From the listing that follows, output everything exactly except the pictures.
-------------------------
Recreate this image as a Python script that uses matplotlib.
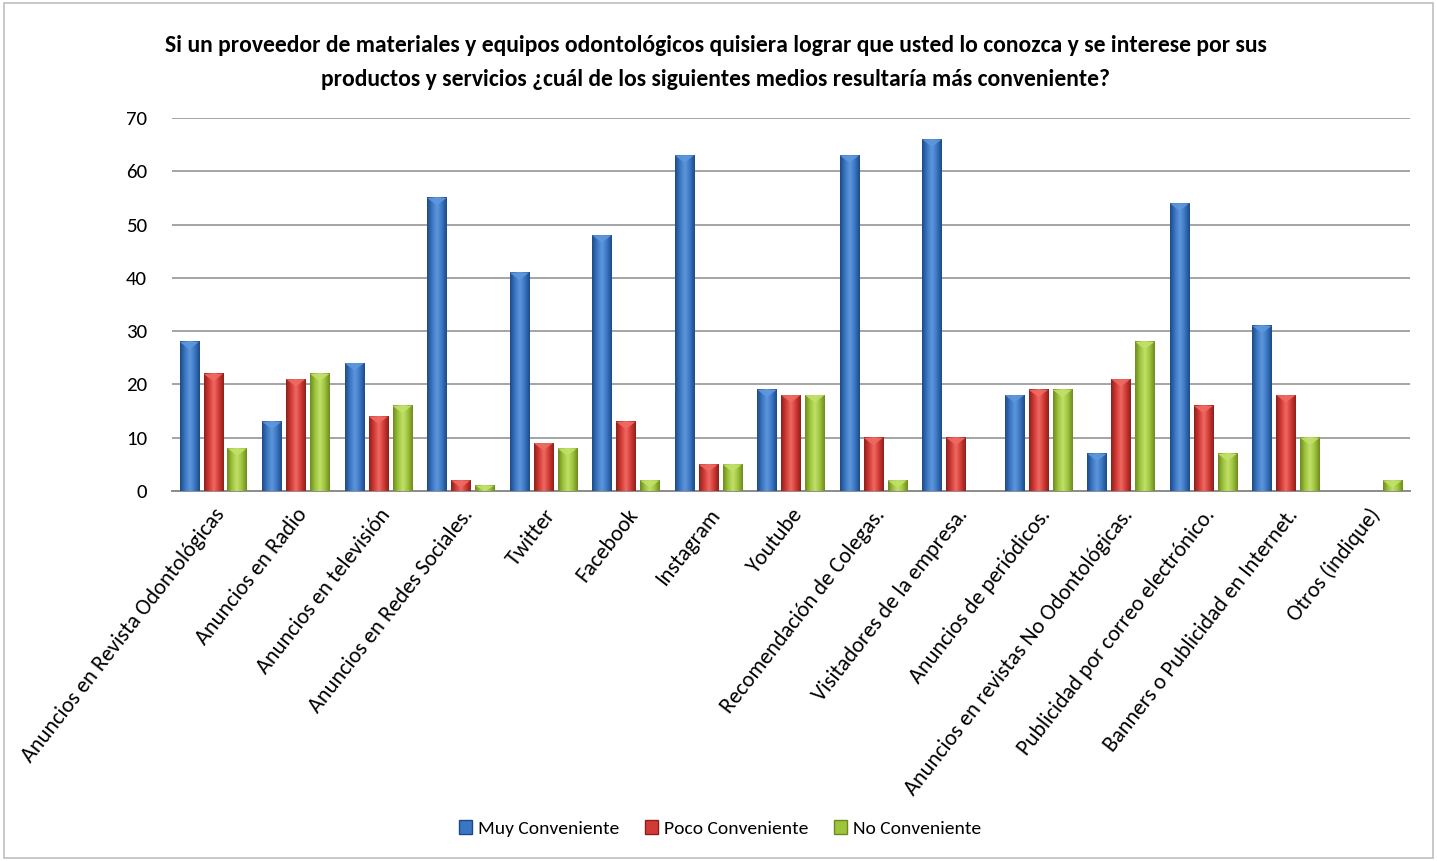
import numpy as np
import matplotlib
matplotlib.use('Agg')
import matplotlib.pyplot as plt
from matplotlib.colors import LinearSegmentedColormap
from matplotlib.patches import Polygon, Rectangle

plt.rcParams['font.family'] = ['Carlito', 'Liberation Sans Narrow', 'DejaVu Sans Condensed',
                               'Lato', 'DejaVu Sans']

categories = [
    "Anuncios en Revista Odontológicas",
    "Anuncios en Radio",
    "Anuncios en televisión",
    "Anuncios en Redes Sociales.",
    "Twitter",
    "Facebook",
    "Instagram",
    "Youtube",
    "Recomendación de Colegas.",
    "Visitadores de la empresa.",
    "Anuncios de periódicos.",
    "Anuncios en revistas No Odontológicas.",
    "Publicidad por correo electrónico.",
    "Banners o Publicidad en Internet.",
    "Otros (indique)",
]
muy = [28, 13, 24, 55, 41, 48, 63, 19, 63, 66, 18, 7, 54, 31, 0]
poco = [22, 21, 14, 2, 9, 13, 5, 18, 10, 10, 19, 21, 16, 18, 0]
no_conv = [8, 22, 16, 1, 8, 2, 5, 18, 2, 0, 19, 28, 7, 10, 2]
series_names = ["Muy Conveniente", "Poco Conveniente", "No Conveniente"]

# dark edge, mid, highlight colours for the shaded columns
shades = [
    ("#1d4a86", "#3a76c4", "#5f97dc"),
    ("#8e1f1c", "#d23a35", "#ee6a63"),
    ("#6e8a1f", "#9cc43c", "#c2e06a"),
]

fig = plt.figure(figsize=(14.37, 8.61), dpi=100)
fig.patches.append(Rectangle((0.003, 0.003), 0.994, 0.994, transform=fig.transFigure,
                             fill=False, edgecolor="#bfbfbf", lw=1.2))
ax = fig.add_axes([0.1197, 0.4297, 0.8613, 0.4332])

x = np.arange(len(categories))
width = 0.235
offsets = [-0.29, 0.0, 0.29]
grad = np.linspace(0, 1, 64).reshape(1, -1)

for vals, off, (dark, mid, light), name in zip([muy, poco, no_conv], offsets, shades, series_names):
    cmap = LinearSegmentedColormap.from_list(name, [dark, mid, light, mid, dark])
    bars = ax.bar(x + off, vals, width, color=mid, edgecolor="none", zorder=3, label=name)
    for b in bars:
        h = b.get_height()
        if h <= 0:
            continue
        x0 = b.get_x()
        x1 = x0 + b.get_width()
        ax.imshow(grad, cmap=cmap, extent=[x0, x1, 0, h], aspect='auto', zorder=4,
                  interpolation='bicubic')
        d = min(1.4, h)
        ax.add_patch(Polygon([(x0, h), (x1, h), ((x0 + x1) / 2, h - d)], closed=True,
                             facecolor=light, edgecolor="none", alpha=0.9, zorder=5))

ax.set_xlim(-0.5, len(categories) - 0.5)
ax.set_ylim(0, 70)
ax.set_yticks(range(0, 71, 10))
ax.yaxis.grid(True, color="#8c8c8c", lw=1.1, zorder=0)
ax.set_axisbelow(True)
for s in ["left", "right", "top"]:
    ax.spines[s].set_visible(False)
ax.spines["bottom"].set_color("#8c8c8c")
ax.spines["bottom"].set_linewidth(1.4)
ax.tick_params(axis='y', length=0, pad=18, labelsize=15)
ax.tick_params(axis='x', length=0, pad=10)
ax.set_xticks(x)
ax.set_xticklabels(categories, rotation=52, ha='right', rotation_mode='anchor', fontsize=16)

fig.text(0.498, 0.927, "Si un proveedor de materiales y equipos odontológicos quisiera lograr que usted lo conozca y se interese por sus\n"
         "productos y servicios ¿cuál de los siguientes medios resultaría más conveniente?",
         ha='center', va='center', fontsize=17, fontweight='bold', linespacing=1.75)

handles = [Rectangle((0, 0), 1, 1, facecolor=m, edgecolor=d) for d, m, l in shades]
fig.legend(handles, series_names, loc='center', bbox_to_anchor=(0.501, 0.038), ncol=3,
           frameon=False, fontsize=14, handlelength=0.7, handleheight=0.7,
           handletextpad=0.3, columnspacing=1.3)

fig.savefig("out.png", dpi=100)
-------------------------
TASK OUTPUT:
Recreate this image as a Python script that uses matplotlib.
import numpy as np
import matplotlib
matplotlib.use('Agg')
import matplotlib.pyplot as plt
from matplotlib.colors import LinearSegmentedColormap
from matplotlib.patches import Polygon, Rectangle

plt.rcParams['font.family'] = ['Carlito', 'Liberation Sans Narrow', 'DejaVu Sans Condensed',
                               'Lato', 'DejaVu Sans']

categories = [
    "Anuncios en Revista Odontológicas",
    "Anuncios en Radio",
    "Anuncios en televisión",
    "Anuncios en Redes Sociales.",
    "Twitter",
    "Facebook",
    "Instagram",
    "Youtube",
    "Recomendación de Colegas.",
    "Visitadores de la empresa.",
    "Anuncios de periódicos.",
    "Anuncios en revistas No Odontológicas.",
    "Publicidad por correo electrónico.",
    "Banners o Publicidad en Internet.",
    "Otros (indique)",
]
muy = [28, 13, 24, 55, 41, 48, 63, 19, 63, 66, 18, 7, 54, 31, 0]
poco = [22, 21, 14, 2, 9, 13, 5, 18, 10, 10, 19, 21, 16, 18, 0]
no_conv = [8, 22, 16, 1, 8, 2, 5, 18, 2, 0, 19, 28, 7, 10, 2]
series_names = ["Muy Conveniente", "Poco Conveniente", "No Conveniente"]

# dark edge, mid, highlight colours for the shaded columns
shades = [
    ("#1d4a86", "#3a76c4", "#5f97dc"),
    ("#8e1f1c", "#d23a35", "#ee6a63"),
    ("#6e8a1f", "#9cc43c", "#c2e06a"),
]

fig = plt.figure(figsize=(14.37, 8.61), dpi=100)
fig.patches.append(Rectangle((0.003, 0.003), 0.994, 0.994, transform=fig.transFigure,
                             fill=False, edgecolor="#bfbfbf", lw=1.2))
ax = fig.add_axes([0.1197, 0.4297, 0.8613, 0.4332])

x = np.arange(len(categories))
width = 0.235
offsets = [-0.29, 0.0, 0.29]
grad = np.linspace(0, 1, 64).reshape(1, -1)

for vals, off, (dark, mid, light), name in zip([muy, poco, no_conv], offsets, shades, series_names):
    cmap = LinearSegmentedColormap.from_list(name, [dark, mid, light, mid, dark])
    bars = ax.bar(x + off, vals, width, color=mid, edgecolor="none", zorder=3, label=name)
    for b in bars:
        h = b.get_height()
        if h <= 0:
            continue
        x0 = b.get_x()
        x1 = x0 + b.get_width()
        ax.imshow(grad, cmap=cmap, extent=[x0, x1, 0, h], aspect='auto', zorder=4,
                  interpolation='bicubic')
        d = min(1.4, h)
        ax.add_patch(Polygon([(x0, h), (x1, h), ((x0 + x1) / 2, h - d)], closed=True,
                             facecolor=light, edgecolor="none", alpha=0.9, zorder=5))

ax.set_xlim(-0.5, len(categories) - 0.5)
ax.set_ylim(0, 70)
ax.set_yticks(range(0, 71, 10))
ax.yaxis.grid(True, color="#8c8c8c", lw=1.1, zorder=0)
ax.set_axisbelow(True)
for s in ["left", "right", "top"]:
    ax.spines[s].set_visible(False)
ax.spines["bottom"].set_color("#8c8c8c")
ax.spines["bottom"].set_linewidth(1.4)
ax.tick_params(axis='y', length=0, pad=18, labelsize=15)
ax.tick_params(axis='x', length=0, pad=10)
ax.set_xticks(x)
ax.set_xticklabels(categories, rotation=52, ha='right', rotation_mode='anchor', fontsize=16)

fig.text(0.498, 0.927, "Si un proveedor de materiales y equipos odontológicos quisiera lograr que usted lo conozca y se interese por sus\n"
         "productos y servicios ¿cuál de los siguientes medios resultaría más conveniente?",
         ha='center', va='center', fontsize=17, fontweight='bold', linespacing=1.75)

handles = [Rectangle((0, 0), 1, 1, facecolor=m, edgecolor=d) for d, m, l in shades]
fig.legend(handles, series_names, loc='center', bbox_to_anchor=(0.501, 0.038), ncol=3,
           frameon=False, fontsize=14, handlelength=0.7, handleheight=0.7,
           handletextpad=0.3, columnspacing=1.3)

fig.savefig("out.png", dpi=100)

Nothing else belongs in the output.